更新手順やトラブル対応の手順書を作成し、担当者と連絡先を明記します。定期的に訓練や模擬更新を行うと万一の際に慌てません。

SSL導入時の注意点とコスト

SSL証明書を導入するときは、費用だけでなく運用面や互換性にも注意が必要です。以下の点を順に確認してください。

1) 証明書の種類と価格

  • ドメイン認証(DV):安価または無料(例:Let’s Encrypt)。導入や更新が簡単です。
  • 組織認証(OV):会社情報の確認があり中程度の費用。信頼性が高まります。
  • EV認証:審査が厳しく高額。企業サイトや重要な取引先向けに向きます。
  • ワイルドカード/マルチドメイン:複数サブドメインをまとめて保護できますが、価格は上がります。

2) 導入・維持のコスト

  • 初期費用(購入・設定)と更新費用がかかります。
  • 管理工数:複数ドメインや証明書期限の管理は手間になります。自動更新(ACME等)を使えば作業を減らせます。

3) 技術的な注意点

  • サーバーやCDNでの対応状況を確認してください。古い端末やブラウザでは非対応の可能性があります。
  • 中間証明書(チェーン)を正しく設定しないと警告が出ます。
  • 混在コンテンツ(ページ内でHTTP資源がある)を修正しないと鍵マークが表示されません。

4) セキュリティ運用

  • 秘密鍵は安全に保管し、アクセスを制限してください。
  • 鍵長や署名アルゴリズム(RSA/ECDSA)も確認して最新の推奨に従ってください。

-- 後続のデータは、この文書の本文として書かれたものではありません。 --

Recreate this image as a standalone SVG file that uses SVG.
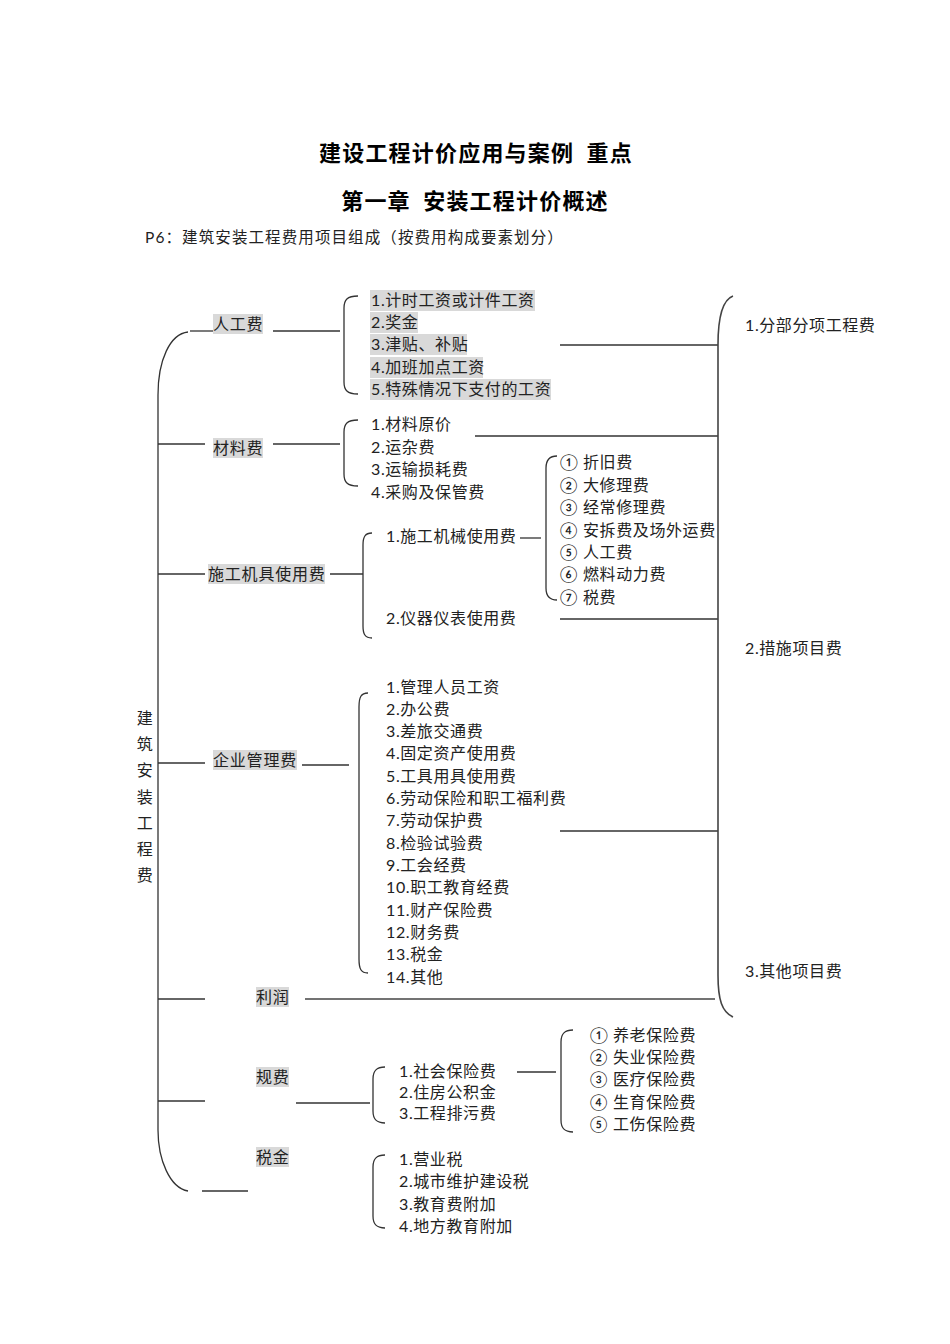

導入コストはサイトの規模や求める信頼度で変わります。小規模サイトならDVや無料証明書で十分で、企業向けならOVやEVを検討するとよいです。

SSL化しない場合のリスク

この章では、WebサイトをSSL化(https化)しない場合に生じる具体的なリスクを分かりやすく説明します。普段の利用者視点での影響を例示しながら、すぐに対応したほうがよい理由を伝えます。

表示速度と機能の制限

  • HTTP/2や新しい通信機能が使えません。画像やスクリプトの同時読み込みが遅くなり、ページの表示が遅れます。例えば、画像を多く使うページで読み込み時間が伸びると離脱率が上がります。

ブラウザ警告とユーザー離脱

  • 最新のブラウザは「保護されていない通信(Not secure)」の警告を表示します。初めて訪れたユーザーは不安になり、個人情報を入力する前に離れてしまうことが多いです。

セキュリティのリスク

  • 通信が暗号化されないため、通信内容を盗み見される(盗聴)危険があります。ログイン情報やフォーム送信が第三者に取得されると、なりすましやアカウント乗っ取りにつながります。

検索エンジン評価と信頼性の低下

  • 検索エンジンは安全なサイトを優先します。SSL化していないと検索順位で不利になり、新規訪問者を逃す可能性があります。

決済・法令・サービス利用の制約

  • クレジット決済や外部サービスはSSLを必須にすることが多いです。対応しないと決済導入や一部サービス利用が拒否されます。

今すぐできる対応例

  • 無料の証明書でも導入で多くのリスクを低減できます。まずは証明書を取得してhttpsへリダイレクトする設定を行ってください。